As the capacitor discharges, it loses its charge at a declining rate. At the start of discharge the initial conditions of the circuit, are t = 0, i = 0 and q = Q. The voltage across the capacitors plates is equal to the supply voltage and Vc = Vs. As the voltage across the plates is at its highest value maximum discharge current flows around the circuit".

[TinselKoala]

No, I am right even if the charge-discharge is through a resistor. Read your quoted passage again, and look at your graph again. In the charging case, the slope of the graph is steepest right where it takes off from zero and becomes progressively flatter until the charging voltage is asymptotically reached. In the discharging case the slope of the graph is steepest right when discharging commences and becomes progressively flatter until zero voltage is again asymptotically reached. The slopes of the lines indicates the time rate of charge/discharge, and the sign of the slopes indicates charging (positive slope, going up from left to right) or discharging (negative slope, going down from left to right). Zero slope (asymptotically horizontal line) means that "steady state" has been reached, either zero or fully charged to the charging voltage. The lines represent charge vs. time and the slopes of the lines represent d(charge)/dt. That is, the change in charge over the change in time. Where the slope of the line is steepest, you have the greatest change in charge during the smallest time, that is, the fastest charging rate. Adding more resistance stretches the graph horizontally (takes more time for a given amount of charge or discharge) but does not change the qualitative slopes; the fastest rates (corresponding to the greatest currents) will still be at the beginnings of the charge or discharge. This is elementary differential calculus.

"As the capacitor discharges, it loses its charge at a declining rate. At the start of discharge the initial conditions of the circuit, are t = 0, i = 0 and q = Q. The voltage across the capacitors plates is equal to the supply voltage and Vc = Vs. As the voltage across the plates is at its highest value maximum discharge current flows around the circuit".


 

[synchro1]

No, I am right even if the charge-discharge is through a resistor. Read your quoted passage again, and look at your graph again. In the charging case, the slope of the graph is steepest right where it takes off from zero and becomes progressively flatter until the charging voltage is asymptotically reached. In the discharging case the slope of the graph is steepest right when discharging commences and becomes progressively flatter until zero voltage is again asymptotically reached. The slopes of the lines indicates the time rate of charge/discharge, and the sign of the slopes indicates charging (positive slope, going up from left to right) or discharging (negative slope, going down from left to right). Zero slope (asymptotically horizontal line) means that "steady state" has been reached, either zero or fully charged to the charging voltage. The lines represent charge vs. time and the slopes of the lines represent d(charge)/dt. That is, the change in charge over the change in time. Where the slope of the line is steepest, you have the greatest change in charge during the smallest time, that is, the fastest charging rate. Adding more resistance stretches the graph horizontally (takes more time for a given amount of charge or discharge) but does not change the qualitative slopes; the fastest rates (corresponding to the greatest currents) will still be at the beginnings of the charge or discharge. This is elementary differential calculus.

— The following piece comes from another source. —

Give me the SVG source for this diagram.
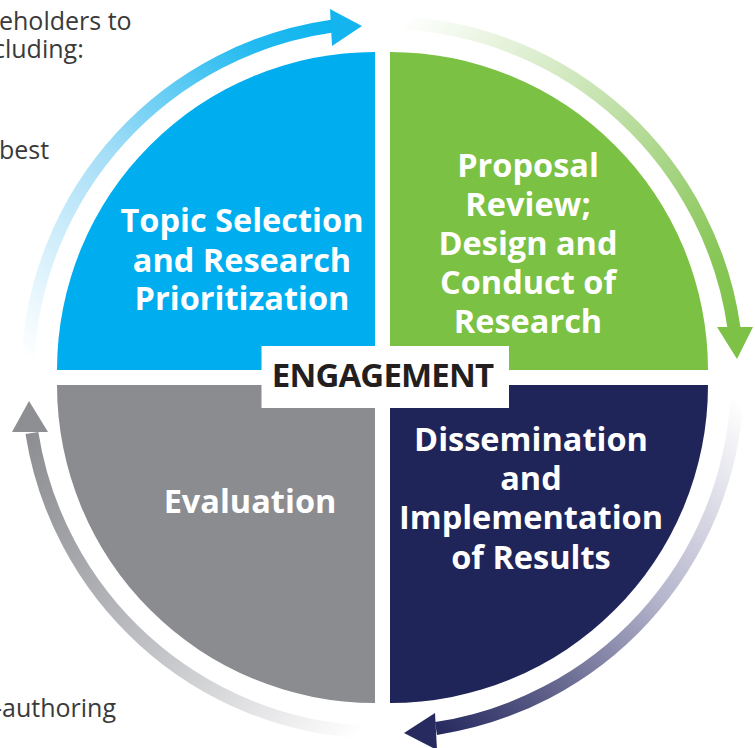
<svg xmlns="http://www.w3.org/2000/svg" width="755" height="748" viewBox="0 0 755 748">
<defs>
<style>
.qt{font-family:"Open Sans","Liberation Sans",sans-serif;font-weight:700;font-size:32.5px;fill:#ffffff;text-anchor:middle}
.side{font-family:"Open Sans","Liberation Sans",sans-serif;font-size:25px;fill:#3a3a3a}
.eng{font-family:"Open Sans","Liberation Sans",sans-serif;font-weight:700;font-size:33px;letter-spacing:-0.85px;fill:#231f20;text-anchor:middle}
.shaft{fill:none;stroke-width:13}
</style>
<linearGradient id="gBlue" gradientUnits="userSpaceOnUse" x1="28" y1="359" x2="332" y2="26">
<stop offset="0" stop-color="#ffffff"/>
<stop offset="0.45" stop-color="#a6def7"/>
<stop offset="0.85" stop-color="#22baf0"/>
<stop offset="1" stop-color="#0fb4ee"/>
</linearGradient>
<linearGradient id="gGreen" gradientUnits="userSpaceOnUse" x1="403" y1="23" x2="734" y2="328">
<stop offset="0" stop-color="#ffffff"/>
<stop offset="0.45" stop-color="#c4e2ad"/>
<stop offset="0.85" stop-color="#8ac75a"/>
<stop offset="1" stop-color="#7dc247"/>
</linearGradient>
<linearGradient id="gNavy" gradientUnits="userSpaceOnUse" x1="737" y1="400" x2="436" y2="729">
<stop offset="0" stop-color="#ffffff"/>
<stop offset="0.45" stop-color="#b4b4cc"/>
<stop offset="0.85" stop-color="#4a4c7a"/>
<stop offset="1" stop-color="#262a5e"/>
</linearGradient>
<linearGradient id="gGray" gradientUnits="userSpaceOnUse" x1="362" y1="732" x2="32" y2="433">
<stop offset="0" stop-color="#ffffff"/>
<stop offset="0.45" stop-color="#c4c5c8"/>
<stop offset="0.85" stop-color="#9a9b9f"/>
<stop offset="1" stop-color="#8e8f93"/>
</linearGradient>
</defs>
<rect width="755" height="748" fill="#ffffff"/>

<g id="side-text">
<text class="side" x="-1" y="30">eholders to</text>
<text class="side" x="-7" y="58">cluding:</text>
<text class="side" x="-1" y="159">best</text>
<text class="side" x="-6" y="717">-authoring</text>
</g>

<g id="connectors">
<path class="shaft" stroke="url(#gBlue)" d="M28,359 A355,355 0 0 1 332,26.1"/>
<polygon points="330,9 332,46 362,26" fill="#14b5ee"/>
<path class="shaft" stroke="url(#gGreen)" d="M403,23.1 A355,355 0 0 1 734,328"/>
<polygon points="717,327 753,327 737,359" fill="#7dc247"/>
<path class="shaft" stroke="url(#gNavy)" d="M736.8,400 A355,355 0 0 1 436,728.5"/>
<polygon points="435,713 437,750 404,733" fill="#262a5e"/>
<path class="shaft" stroke="url(#gGray)" d="M362,731.9 A355,355 0 0 1 31.9,433"/>
<polygon points="12,432 48,432 29,401" fill="#8e8f93"/>
</g>

<g id="topic-selection">
<path d="M375,370 L57,370 A318,318 0 0 1 375,52 Z" fill="#00adee"/>
<text class="qt" x="242" y="232">Topic Selection</text>
<text class="qt" x="242" y="271.5">and Research</text>
<text class="qt" x="242" y="310">Prioritization</text>
</g>

<g id="proposal-review">
<path d="M390,370 L390,52 A318,318 0 0 1 708,370 Z" fill="#7bc143"/>
<text class="qt" x="528" y="177">Proposal</text>
<text class="qt" x="528" y="216">Review;</text>
<text class="qt" x="528" y="255">Design and</text>
<text class="qt" x="528" y="294">Conduct of</text>
<text class="qt" x="528" y="333">Research</text>
</g>

<g id="dissemination">
<path d="M390,385 L708,385 A318,318 0 0 1 390,703 Z" fill="#1f2459"/>
<text class="qt" x="531" y="451">Dissemination</text>
<text class="qt" x="531" y="490">and</text>
<text class="qt" x="531" y="529">Implementation</text>
<text class="qt" x="531" y="569">of Results</text>
</g>

<g id="evaluation">
<path d="M375,385 L375,703 A318,318 0 0 1 57,385 Z" fill="#8b8c90"/>
<text class="qt" x="250" y="513">Evaluation</text>
</g>

<g id="engagement">
<rect x="261.5" y="346" width="247.5" height="62" fill="#ffffff"/>
<text class="eng" x="382.5" y="387">ENGAGEMENT</text>
</g>
</svg>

"As the capacitor discharges, it loses its charge at a declining rate. At the start of discharge the initial conditions of the circuit, are t = 0, i = 0 and q = Q. The voltage across the capacitors plates is equal to the supply voltage and Vc = Vs. As the voltage across the plates is at its highest value maximum discharge current flows around the circuit".

The discharge curve shows 6 units of charge dissipating over 1 unit of time down to .37. Then it shows 4 units of charge dissapating over 3 units of time.

Here's what I said:

"Discharging a capacitor is like decanting water from a five gallon jug; Slow starting, followed by a strong gush, (then*) at .67, tapering off to a slow flow: Charging exactly the reverse, max charge rate at .33 capacity". That places the maximum discharge at 4 units of dissipation over 1/2 unit of time. Take another look at the graph "Mister Differential Calculus".

*Addition to original.

What I'm implying is that the first 1/3 of the capacitor charge spills most forcefully from the jug; This is with a resistor. Shorting the capacitor results in an explosion.

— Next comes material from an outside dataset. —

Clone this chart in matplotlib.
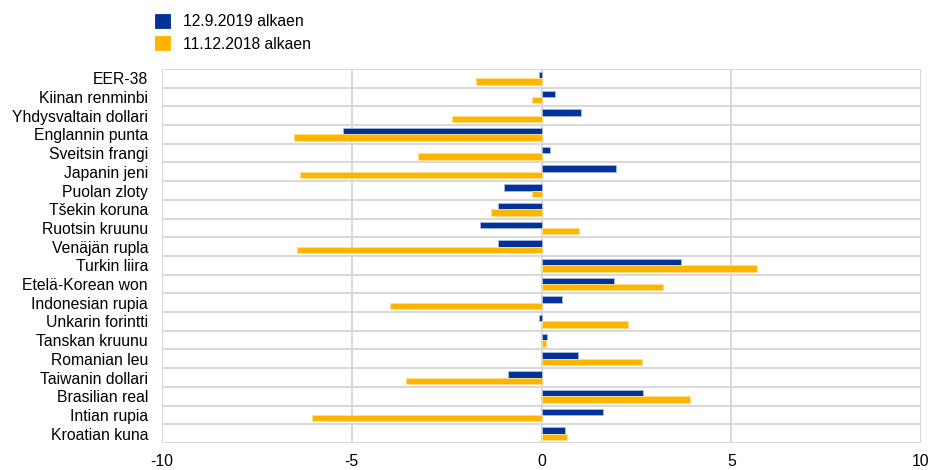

Naturally, the charge curve is the inverse; The first 2/3 of the charge the most rapid then the remaining 1/3 equally time consuming as the last 1/3 of the discharge lag.

[TinselKoala]

No, THIS is what you said:

@evostars,

Discharging a capacitor is like decanting water from a five gallon jug; Slow starting, followed by a strong gush  at .67, tapering off to a slow flow: Charging exactly the reverse, max charge rate at .33 capacity:

And you presented a graph that clearly shows 70 percent of charge leaving the capacitor in the FIRST RC time constant, a little under 20 percent of the charge leaving in the SECOND time constant, a fraction of 10 percent leaving in the THIRD time constant and the rest ( practically ) leaving in the FOURTH time constant and the tiny portion of the remainder leaving in the FIFTH time constant. After five time constants it is considered to have attained the Steady State (but in fact asymptotes to it.) The maximum DISCHARGE RATE occurs immediately after making the discharge connection, as your quoted passage says and as your graph shows, and the maximum CHARGE RATE occurs immediately after connecting the power source to the capacitor. The graph is right and continues to be right. Your verbal description was wrong and continues to be wrong. 

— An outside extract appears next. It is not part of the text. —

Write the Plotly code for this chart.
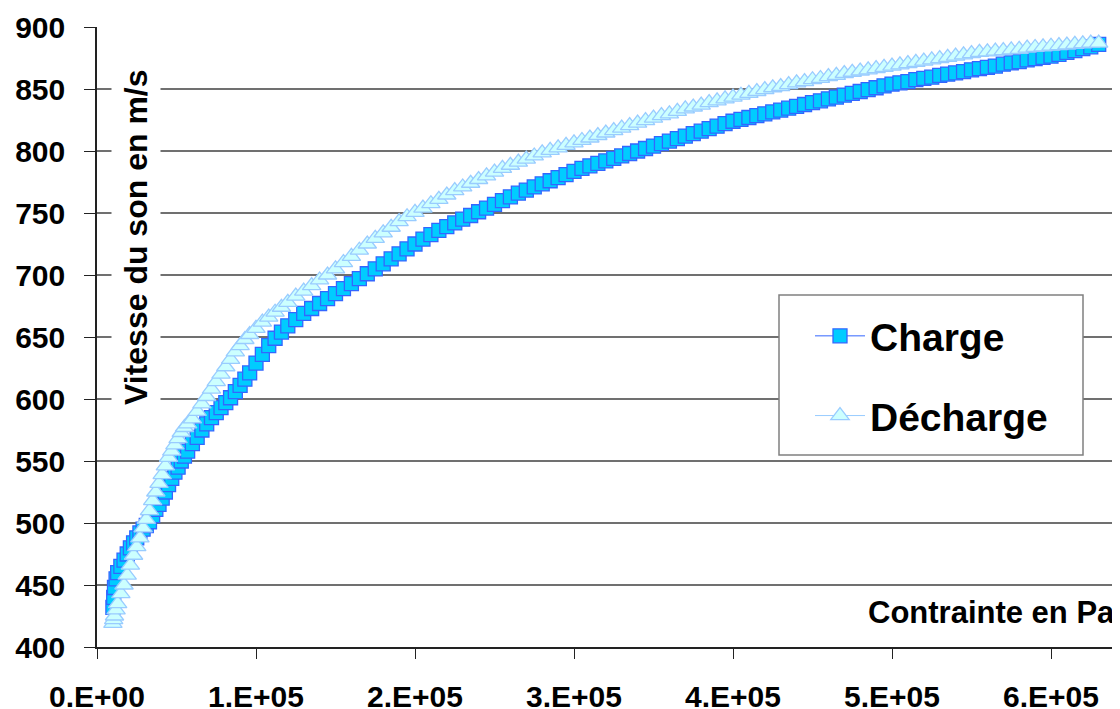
import plotly.graph_objects as go

# ---- data (stress in kPa) ----
contrainte_kpa = [
    10, 10.5, 11, 12, 13,
    15, 17, 19, 21, 23, 25, 27, 29, 31, 33, 35, 37, 39, 41, 43, 45, 47, 49, 51, 53, 55, 57,
    60, 63, 66, 69, 72, 75, 78, 81, 84, 87, 90, 93, 96,
    100, 104, 108, 112, 116, 120,
    125, 130, 135, 140, 145, 150, 155, 160, 165, 170,
    175, 180, 185, 190, 195, 200, 205, 210, 215, 220,
    225, 230, 235, 240, 245, 250, 255, 260, 265, 270,
    275, 280, 285, 290, 295, 300, 305, 310, 315, 320,
    325, 330, 335, 340, 345, 350, 355, 360, 365, 370,
    375, 380, 385, 390, 395, 400, 405, 410, 415, 420,
    425, 430, 435, 440, 445, 450, 455, 460, 465, 470,
    475, 480, 485, 490, 495, 500, 505, 510, 515, 520,
    525, 530, 535, 540, 545, 550, 555, 560, 565, 570,
    575, 580, 585, 590, 595, 600, 605, 610, 615, 620,
    625, 630,
]

vitesse_charge = [
    432, 440, 448, 455, 460,
    465, 470, 475, 480, 484, 488, 492, 495, 498, 501, 506, 511, 515, 520, 525, 531, 536, 541, 545, 550, 554, 558,
    564, 569, 575, 580, 585, 589, 593, 597, 601, 606, 611, 616, 621,
    629, 636, 643, 649, 654, 659,
    664, 669, 673, 677, 681, 685, 689, 693, 697, 701,
    705, 709, 713, 717, 721, 725, 729, 732.5, 736, 739,
    742, 745, 748, 751, 754, 757, 760, 763, 766, 768.5,
    771, 773.5, 776, 778.5, 781, 783.5, 786, 788, 790, 792,
    794, 796, 798, 800, 802, 804, 806, 808, 810, 812,
    814, 816, 818, 820, 822, 824, 825.5, 827, 828.5, 830,
    831.5, 833, 834.5, 836, 837.5, 839, 840.5, 842, 843.5, 845,
    846.5, 848, 849.5, 851, 852.5, 854, 855, 856, 857.5, 858.5,
    859.5, 861, 862, 863, 864, 865.5, 866.5, 867.5, 868.5, 870,
    871, 872, 873.5, 874.5, 875.5, 876.5, 878, 879.5, 881, 882.5,
    884, 886,
]

vitesse_decharge = [
    419, 422, 425, 430, 435,
    443, 450, 458, 466, 474, 481, 488, 496, 503, 510, 518, 525, 532, 539, 546, 553, 558, 563, 568, 573, 577, 580,
    584, 590, 596, 602, 608, 614, 620, 626, 632, 638, 643, 648, 652,
    657, 662, 666, 670, 674, 678,
    683, 687, 691.5, 696, 700, 705, 710, 715, 720, 725,
    729.5, 734, 738.5, 743, 747, 750.5, 754, 757.5, 761, 764.5,
    768, 771, 774, 777, 780, 783, 786, 788.5, 791, 793.5,
    796, 798.5, 800.5, 802.5, 804.5, 806.5, 808.5, 810.5, 812.5, 814.5,
    816.5, 818.5, 820.5, 822.5, 824.5, 826.5, 828.5, 830, 832, 834,
    835.5, 837, 839, 840.5, 842, 843.5, 845, 846.5, 848, 849.5,
    851, 852, 853.5, 855, 856, 857.5, 858.5, 860, 861, 862.5,
    863.5, 864.5, 865.5, 866.5, 867.5, 868.5, 869.5, 870.5, 871.5, 872.5,
    873.5, 874.5, 875.5, 876.5, 877.5, 878.5, 879.5, 880, 880.5, 881,
    881.5, 882, 883, 883.5, 884, 884.5, 885, 885.5, 886, 886.5,
    887, 887,
]

x_tick_vals = [0, 100000, 200000, 300000, 400000, 500000, 600000]
x_tick_text = ["0.E+00", "1.E+05", "2.E+05", "3.E+05", "4.E+05", "5.E+05", "6.E+05"]
y_tick_vals = [400, 450, 500, 550, 600, 650, 700, 750, 800, 850, 900]

series_names = ["Charge", "Décharge"]

assert len(contrainte_kpa) == len(vitesse_charge) == len(vitesse_decharge)
contrainte_pa = [v * 1000 for v in contrainte_kpa]

FONT = "Arial, 'Liberation Sans', Helvetica, sans-serif"

# The page body has an 8px margin, so the figure starts at (8, 8) on screen.
OFF = 8
FIG_W, FIG_H = 1120 - OFF, 709 - OFF
# plot area in screen pixels: left 97, top 27, width 1023, height 620
L, T, W, H = 97 - OFF, 27 - OFF, FIG_W - (97 - OFF), 620
def px_x(p):  # screen x -> paper
    return (p - OFF - L) / W
def px_y(p):  # screen y -> paper
    return (T + H - (p - OFF)) / H

x_max = 100000 * (1120 - 97) / 159.0

fig = go.Figure()
fig.add_trace(go.Scatter(
    x=contrainte_pa, y=vitesse_charge, name=series_names[0],
    mode="lines+markers", legendgroup="a",
    line=dict(color="#3366FF", width=1),
    marker=dict(symbol="square", size=14, color="#00CCFF",
                line=dict(color="#3366FF", width=1.3)),
))
fig.add_trace(go.Scatter(
    x=contrainte_pa, y=vitesse_decharge, name=series_names[1],
    mode="lines+markers", legendgroup="b",
    line=dict(color="#99CCFF", width=1),
    marker=dict(symbol="triangle-up", size=16, color="#CCFFFF",
                line=dict(color="#99CCFF", width=1.3)),
))

fig.update_layout(
    width=FIG_W, height=FIG_H,
    margin=dict(l=L, r=0, t=T, b=FIG_H - T - H, autoexpand=False),
    paper_bgcolor="white", plot_bgcolor="white",
    font=dict(family=FONT, color="black"),
    showlegend=True,
    legend=dict(
        x=px_x(810), y=px_y(304), xanchor="left", yanchor="top",
        bgcolor="rgba(0,0,0,0)", borderwidth=0,
        font=dict(family=FONT, size=39, weight="bold", color="black"),
        traceorder="grouped", tracegroupgap=26, itemwidth=50,
    ),
    xaxis=dict(
        range=[0, x_max], tickvals=x_tick_vals, ticktext=x_tick_text,
        ticks="outside", ticklen=10, tickwidth=1, tickcolor="#222",
        showline=True, linecolor="#222", linewidth=1.5,
        showgrid=False, zeroline=False, automargin=False,
        tickfont=dict(family=FONT, size=30, weight="bold"),
        ticklabelstandoff=12,
    ),
    yaxis=dict(
        range=[400, 900], tickvals=y_tick_vals,
        ticks="outside", ticklen=11, tickwidth=1, tickcolor="#222",
        showline=True, linecolor="#222", linewidth=1.5,
        showgrid=True, gridcolor="#707070", gridwidth=1.5, zeroline=False,
        automargin=False,
        tickfont=dict(family=FONT, size=30, weight="bold"),
        ticklabelstandoff=13,
    ),
    shapes=[
        dict(type="rect", xref="paper", yref="paper", layer="above",
             x0=px_x(779), x1=px_x(1083), y0=px_y(455), y1=px_y(295),
             fillcolor="white", line=dict(color="#808080", width=1.5)),
    ],
    annotations=[
        dict(text="Vitesse du son en m/s", textangle=-90,
             xref="paper", yref="paper", x=px_x(136), y=px_y(237),
             xanchor="center", yanchor="middle", showarrow=False,
             bgcolor="white", borderpad=6,
             font=dict(family=FONT, size=32, weight="bold", color="black")),
        dict(text="Contrainte en Pa",
             xref="paper", yref="paper", x=px_x(866), y=px_y(612),
             xanchor="left", yanchor="middle", showarrow=False,
             font=dict(family=FONT, size=31, weight="bold", color="black")),
    ],
)

fig.write_html("out.html")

THE SLOPE OF THE LINE INDICATES THE TIME RATE OF CHANGE OF THE LINE. THE RATE OF CHANGE (rate of charge or discharge) IS MAXIMUM WHERE THE SLOPE IS STEEPEST. IF THE SLOPE IS POSITIVE, going up from left to right, THE CAPACITOR IS CHARGING, AND IF THE SLOPE IS NEGATIVE, going down from left to right, THE CAPACITOR IS DISCHARGING. When the slope is zero (horizontal line) the "steady state" is reached.

And I can see that you either never took Differential Calculus in school, or you flunked miserably. Give it up AB, you are simply wrong. YET AGAIN.